_What this task involves_: With the pictures left out, copy the listing below exactly.
========
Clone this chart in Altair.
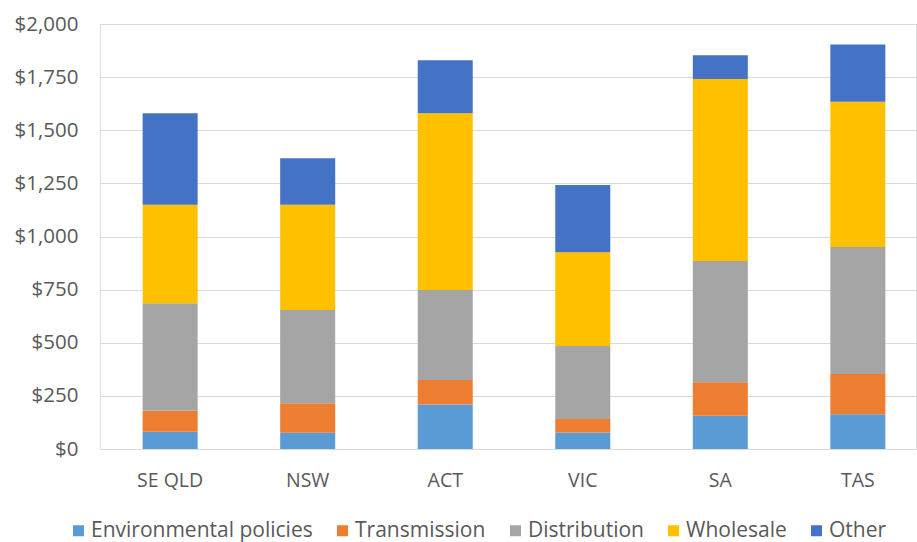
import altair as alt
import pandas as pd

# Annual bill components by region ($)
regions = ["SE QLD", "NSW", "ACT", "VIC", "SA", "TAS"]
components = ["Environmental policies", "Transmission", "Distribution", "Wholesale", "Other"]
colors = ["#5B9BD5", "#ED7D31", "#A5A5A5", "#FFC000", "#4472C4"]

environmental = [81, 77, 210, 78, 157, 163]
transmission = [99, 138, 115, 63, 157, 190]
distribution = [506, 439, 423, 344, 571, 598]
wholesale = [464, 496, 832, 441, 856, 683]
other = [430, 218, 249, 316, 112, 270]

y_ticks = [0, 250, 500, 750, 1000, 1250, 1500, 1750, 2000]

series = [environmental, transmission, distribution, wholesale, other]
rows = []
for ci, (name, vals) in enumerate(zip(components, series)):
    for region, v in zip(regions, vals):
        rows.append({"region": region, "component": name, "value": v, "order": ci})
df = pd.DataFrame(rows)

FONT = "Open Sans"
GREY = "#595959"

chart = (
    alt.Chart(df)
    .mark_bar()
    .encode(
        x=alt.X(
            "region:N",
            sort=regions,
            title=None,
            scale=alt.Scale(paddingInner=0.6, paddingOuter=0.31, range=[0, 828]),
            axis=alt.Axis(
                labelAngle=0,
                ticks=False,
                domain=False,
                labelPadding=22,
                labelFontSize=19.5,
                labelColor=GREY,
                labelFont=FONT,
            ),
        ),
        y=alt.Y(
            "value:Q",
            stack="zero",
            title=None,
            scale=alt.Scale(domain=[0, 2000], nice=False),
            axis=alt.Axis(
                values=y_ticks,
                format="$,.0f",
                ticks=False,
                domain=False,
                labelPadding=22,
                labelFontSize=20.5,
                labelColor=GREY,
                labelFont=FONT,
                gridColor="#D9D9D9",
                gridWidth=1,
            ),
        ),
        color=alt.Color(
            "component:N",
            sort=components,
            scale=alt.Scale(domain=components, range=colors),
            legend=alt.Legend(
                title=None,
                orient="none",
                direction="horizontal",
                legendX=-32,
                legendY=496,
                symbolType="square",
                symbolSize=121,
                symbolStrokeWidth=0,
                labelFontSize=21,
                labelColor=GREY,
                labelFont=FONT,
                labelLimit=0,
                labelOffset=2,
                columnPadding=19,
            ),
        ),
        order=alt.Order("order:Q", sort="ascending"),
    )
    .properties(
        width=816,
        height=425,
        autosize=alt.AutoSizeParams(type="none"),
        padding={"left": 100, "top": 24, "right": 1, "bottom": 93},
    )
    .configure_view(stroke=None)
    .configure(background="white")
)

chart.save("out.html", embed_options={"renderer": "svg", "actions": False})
========
_Reply_:
Clone this chart in Altair.
import altair as alt
import pandas as pd

# Annual bill components by region ($)
regions = ["SE QLD", "NSW", "ACT", "VIC", "SA", "TAS"]
components = ["Environmental policies", "Transmission", "Distribution", "Wholesale", "Other"]
colors = ["#5B9BD5", "#ED7D31", "#A5A5A5", "#FFC000", "#4472C4"]

environmental = [81, 77, 210, 78, 157, 163]
transmission = [99, 138, 115, 63, 157, 190]
distribution = [506, 439, 423, 344, 571, 598]
wholesale = [464, 496, 832, 441, 856, 683]
other = [430, 218, 249, 316, 112, 270]

y_ticks = [0, 250, 500, 750, 1000, 1250, 1500, 1750, 2000]

series = [environmental, transmission, distribution, wholesale, other]
rows = []
for ci, (name, vals) in enumerate(zip(components, series)):
    for region, v in zip(regions, vals):
        rows.append({"region": region, "component": name, "value": v, "order": ci})
df = pd.DataFrame(rows)

FONT = "Open Sans"
GREY = "#595959"

chart = (
    alt.Chart(df)
    .mark_bar()
    .encode(
        x=alt.X(
            "region:N",
            sort=regions,
            title=None,
            scale=alt.Scale(paddingInner=0.6, paddingOuter=0.31, range=[0, 828]),
            axis=alt.Axis(
                labelAngle=0,
                ticks=False,
                domain=False,
                labelPadding=22,
                labelFontSize=19.5,
                labelColor=GREY,
                labelFont=FONT,
            ),
        ),
        y=alt.Y(
            "value:Q",
            stack="zero",
            title=None,
            scale=alt.Scale(domain=[0, 2000], nice=False),
            axis=alt.Axis(
                values=y_ticks,
                format="$,.0f",
                ticks=False,
                domain=False,
                labelPadding=22,
                labelFontSize=20.5,
                labelColor=GREY,
                labelFont=FONT,
                gridColor="#D9D9D9",
                gridWidth=1,
            ),
        ),
        color=alt.Color(
            "component:N",
            sort=components,
            scale=alt.Scale(domain=components, range=colors),
            legend=alt.Legend(
                title=None,
                orient="none",
                direction="horizontal",
                legendX=-32,
                legendY=496,
                symbolType="square",
                symbolSize=121,
                symbolStrokeWidth=0,
                labelFontSize=21,
                labelColor=GREY,
                labelFont=FONT,
                labelLimit=0,
                labelOffset=2,
                columnPadding=19,
            ),
        ),
        order=alt.Order("order:Q", sort="ascending"),
    )
    .properties(
        width=816,
        height=425,
        autosize=alt.AutoSizeParams(type="none"),
        padding={"left": 100, "top": 24, "right": 1, "bottom": 93},
    )
    .configure_view(stroke=None)
    .configure(background="white")
)

chart.save("out.html", embed_options={"renderer": "svg", "actions": False})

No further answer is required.